## AIM OF THE EXERCISE
Skip the pictures, please, and write out exactly the lines from the opening of the data through the line containing "import * as".
=== DATASET EXTRACT ===
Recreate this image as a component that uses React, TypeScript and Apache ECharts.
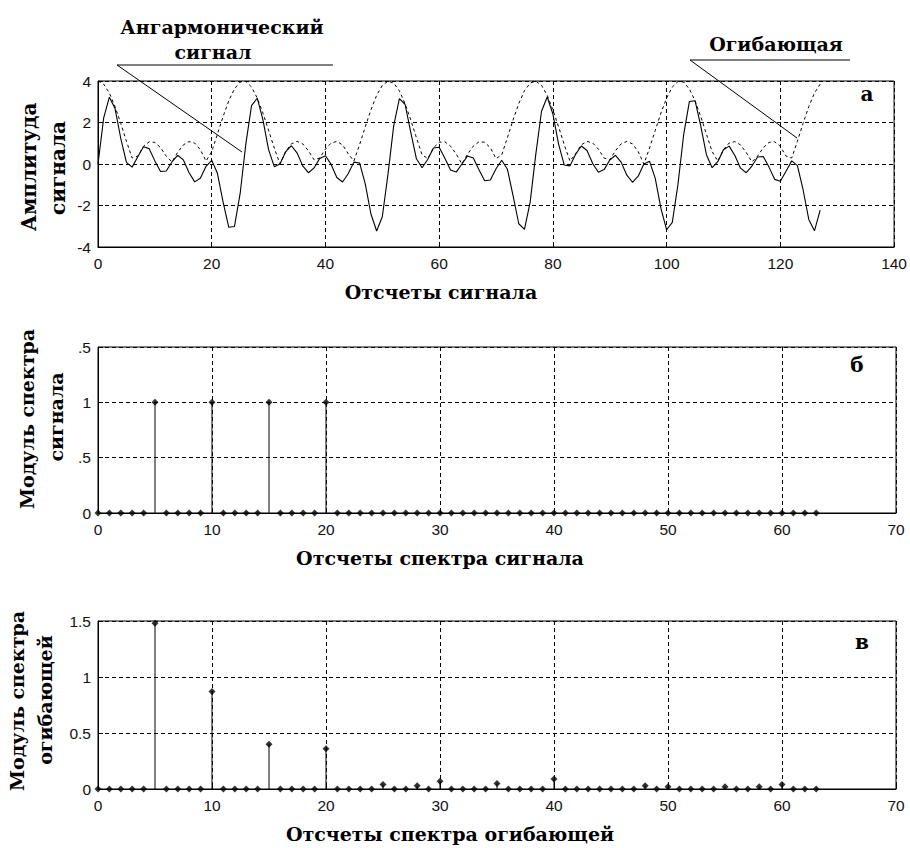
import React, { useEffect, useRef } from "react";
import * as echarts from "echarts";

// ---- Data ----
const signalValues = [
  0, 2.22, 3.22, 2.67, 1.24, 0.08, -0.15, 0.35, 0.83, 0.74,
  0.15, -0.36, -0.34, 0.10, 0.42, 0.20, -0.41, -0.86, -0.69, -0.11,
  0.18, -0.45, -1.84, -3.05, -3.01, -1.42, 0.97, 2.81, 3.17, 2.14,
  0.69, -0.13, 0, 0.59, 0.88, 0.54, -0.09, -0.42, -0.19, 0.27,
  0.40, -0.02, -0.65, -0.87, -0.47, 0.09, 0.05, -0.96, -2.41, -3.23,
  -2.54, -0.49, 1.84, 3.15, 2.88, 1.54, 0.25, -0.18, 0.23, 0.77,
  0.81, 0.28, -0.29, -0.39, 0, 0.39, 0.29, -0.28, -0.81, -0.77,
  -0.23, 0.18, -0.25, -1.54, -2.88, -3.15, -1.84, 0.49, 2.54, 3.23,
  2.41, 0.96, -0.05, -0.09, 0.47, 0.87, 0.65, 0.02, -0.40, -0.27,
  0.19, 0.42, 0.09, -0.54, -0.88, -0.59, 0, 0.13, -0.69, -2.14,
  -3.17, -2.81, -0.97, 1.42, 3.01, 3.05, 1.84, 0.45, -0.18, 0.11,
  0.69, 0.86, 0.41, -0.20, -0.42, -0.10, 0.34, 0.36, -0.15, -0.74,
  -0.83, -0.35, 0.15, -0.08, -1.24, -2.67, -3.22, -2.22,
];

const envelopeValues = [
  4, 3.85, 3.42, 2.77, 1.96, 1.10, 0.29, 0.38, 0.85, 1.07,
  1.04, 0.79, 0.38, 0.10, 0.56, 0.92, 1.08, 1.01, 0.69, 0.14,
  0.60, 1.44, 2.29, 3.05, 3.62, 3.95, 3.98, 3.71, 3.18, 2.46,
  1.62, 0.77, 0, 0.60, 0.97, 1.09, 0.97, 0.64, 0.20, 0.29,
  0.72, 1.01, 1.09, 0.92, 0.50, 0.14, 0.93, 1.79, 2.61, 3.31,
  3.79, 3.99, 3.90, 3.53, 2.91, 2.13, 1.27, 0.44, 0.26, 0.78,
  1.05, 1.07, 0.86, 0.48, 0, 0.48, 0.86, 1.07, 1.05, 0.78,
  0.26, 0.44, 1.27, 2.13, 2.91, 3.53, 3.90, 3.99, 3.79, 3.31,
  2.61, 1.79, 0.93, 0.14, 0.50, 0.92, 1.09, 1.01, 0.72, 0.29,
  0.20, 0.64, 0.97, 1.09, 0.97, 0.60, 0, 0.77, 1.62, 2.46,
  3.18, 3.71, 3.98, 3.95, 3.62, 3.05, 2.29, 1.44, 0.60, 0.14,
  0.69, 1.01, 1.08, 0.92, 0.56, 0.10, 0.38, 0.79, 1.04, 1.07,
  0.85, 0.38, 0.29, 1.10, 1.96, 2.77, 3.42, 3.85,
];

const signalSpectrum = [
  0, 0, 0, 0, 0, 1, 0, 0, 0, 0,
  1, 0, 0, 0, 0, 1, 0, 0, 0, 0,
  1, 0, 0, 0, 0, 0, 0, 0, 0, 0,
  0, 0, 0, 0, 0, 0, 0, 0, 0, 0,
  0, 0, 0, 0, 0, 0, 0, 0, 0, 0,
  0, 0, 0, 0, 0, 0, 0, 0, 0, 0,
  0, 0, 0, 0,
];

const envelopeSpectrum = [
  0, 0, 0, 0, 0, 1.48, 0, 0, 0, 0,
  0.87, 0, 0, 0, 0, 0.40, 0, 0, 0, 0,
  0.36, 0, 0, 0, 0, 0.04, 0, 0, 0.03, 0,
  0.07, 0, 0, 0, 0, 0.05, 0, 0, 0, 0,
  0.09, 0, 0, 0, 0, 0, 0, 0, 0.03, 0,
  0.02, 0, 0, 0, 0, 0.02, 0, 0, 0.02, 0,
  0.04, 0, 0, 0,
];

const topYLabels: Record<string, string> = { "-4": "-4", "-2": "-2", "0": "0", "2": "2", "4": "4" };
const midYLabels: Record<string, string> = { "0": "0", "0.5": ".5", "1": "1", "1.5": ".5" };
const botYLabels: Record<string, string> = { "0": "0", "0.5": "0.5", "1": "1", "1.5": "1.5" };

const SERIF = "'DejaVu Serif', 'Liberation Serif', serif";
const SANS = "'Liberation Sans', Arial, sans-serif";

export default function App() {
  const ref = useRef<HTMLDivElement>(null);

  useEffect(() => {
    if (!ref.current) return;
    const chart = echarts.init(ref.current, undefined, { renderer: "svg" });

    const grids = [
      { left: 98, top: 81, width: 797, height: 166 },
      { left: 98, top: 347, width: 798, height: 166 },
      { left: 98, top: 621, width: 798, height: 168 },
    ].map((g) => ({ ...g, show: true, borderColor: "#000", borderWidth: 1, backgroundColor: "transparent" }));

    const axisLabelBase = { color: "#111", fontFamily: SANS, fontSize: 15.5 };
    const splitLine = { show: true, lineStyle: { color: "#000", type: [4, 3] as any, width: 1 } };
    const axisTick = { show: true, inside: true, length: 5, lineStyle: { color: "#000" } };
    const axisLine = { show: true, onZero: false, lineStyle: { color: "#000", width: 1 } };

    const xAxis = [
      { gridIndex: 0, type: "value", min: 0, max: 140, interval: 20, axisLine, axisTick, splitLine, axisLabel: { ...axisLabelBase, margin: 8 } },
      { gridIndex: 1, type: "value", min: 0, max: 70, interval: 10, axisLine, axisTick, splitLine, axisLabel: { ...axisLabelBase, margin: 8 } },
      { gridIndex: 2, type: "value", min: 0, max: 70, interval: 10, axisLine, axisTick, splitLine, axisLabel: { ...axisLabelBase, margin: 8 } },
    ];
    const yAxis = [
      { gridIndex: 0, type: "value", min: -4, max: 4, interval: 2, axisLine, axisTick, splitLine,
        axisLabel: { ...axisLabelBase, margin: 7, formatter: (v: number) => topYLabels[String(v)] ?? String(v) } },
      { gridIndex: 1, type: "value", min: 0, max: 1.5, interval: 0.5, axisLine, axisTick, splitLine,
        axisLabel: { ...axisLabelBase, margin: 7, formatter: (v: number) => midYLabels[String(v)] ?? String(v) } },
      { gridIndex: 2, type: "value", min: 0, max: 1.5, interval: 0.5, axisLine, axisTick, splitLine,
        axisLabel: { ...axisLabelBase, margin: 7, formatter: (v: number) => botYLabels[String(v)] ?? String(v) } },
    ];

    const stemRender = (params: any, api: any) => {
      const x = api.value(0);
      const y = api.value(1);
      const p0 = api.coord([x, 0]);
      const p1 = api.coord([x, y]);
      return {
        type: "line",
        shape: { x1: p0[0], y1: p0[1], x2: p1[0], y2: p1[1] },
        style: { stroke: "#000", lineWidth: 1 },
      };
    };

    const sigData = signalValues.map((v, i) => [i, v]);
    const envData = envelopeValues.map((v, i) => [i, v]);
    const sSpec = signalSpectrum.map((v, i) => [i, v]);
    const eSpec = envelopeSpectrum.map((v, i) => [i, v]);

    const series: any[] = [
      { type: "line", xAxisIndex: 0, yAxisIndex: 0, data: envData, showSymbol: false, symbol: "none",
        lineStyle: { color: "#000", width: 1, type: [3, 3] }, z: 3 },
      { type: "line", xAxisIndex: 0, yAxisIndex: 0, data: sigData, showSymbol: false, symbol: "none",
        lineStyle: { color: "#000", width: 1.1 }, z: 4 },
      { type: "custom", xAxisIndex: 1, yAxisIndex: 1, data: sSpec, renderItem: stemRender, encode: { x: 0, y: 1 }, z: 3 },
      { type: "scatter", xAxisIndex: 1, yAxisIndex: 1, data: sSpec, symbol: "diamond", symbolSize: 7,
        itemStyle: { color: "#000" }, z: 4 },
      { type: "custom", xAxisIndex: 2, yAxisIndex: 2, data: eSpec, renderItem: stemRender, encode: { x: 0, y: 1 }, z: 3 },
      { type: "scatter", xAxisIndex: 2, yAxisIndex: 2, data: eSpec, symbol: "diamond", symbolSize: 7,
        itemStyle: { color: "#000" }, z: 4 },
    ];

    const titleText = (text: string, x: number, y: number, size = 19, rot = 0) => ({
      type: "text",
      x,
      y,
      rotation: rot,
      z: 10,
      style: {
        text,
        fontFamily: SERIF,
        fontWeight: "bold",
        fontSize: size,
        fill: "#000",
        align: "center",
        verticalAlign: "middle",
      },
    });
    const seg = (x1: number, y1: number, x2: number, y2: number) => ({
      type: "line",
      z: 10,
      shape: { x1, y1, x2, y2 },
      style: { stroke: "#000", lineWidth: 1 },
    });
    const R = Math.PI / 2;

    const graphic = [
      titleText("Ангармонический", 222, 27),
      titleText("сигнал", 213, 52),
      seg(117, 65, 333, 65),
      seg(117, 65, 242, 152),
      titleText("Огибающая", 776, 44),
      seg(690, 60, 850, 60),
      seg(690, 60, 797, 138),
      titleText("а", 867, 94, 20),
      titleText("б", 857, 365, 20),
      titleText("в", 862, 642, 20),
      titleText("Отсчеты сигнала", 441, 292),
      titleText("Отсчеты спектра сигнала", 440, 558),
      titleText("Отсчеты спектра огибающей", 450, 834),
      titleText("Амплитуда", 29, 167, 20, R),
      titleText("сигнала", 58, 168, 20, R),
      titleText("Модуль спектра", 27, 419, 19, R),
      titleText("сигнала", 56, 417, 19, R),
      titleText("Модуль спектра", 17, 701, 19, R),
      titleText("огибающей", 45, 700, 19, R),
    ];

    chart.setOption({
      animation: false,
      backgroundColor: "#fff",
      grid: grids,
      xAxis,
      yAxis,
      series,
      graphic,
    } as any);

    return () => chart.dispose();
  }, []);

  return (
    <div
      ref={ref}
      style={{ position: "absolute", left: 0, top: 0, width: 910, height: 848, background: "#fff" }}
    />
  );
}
===
## EXPECTED ANSWER
Recreate this image as a component that uses React, TypeScript and Apache ECharts.
import React, { useEffect, useRef } from "react";
import * as echarts from "echarts";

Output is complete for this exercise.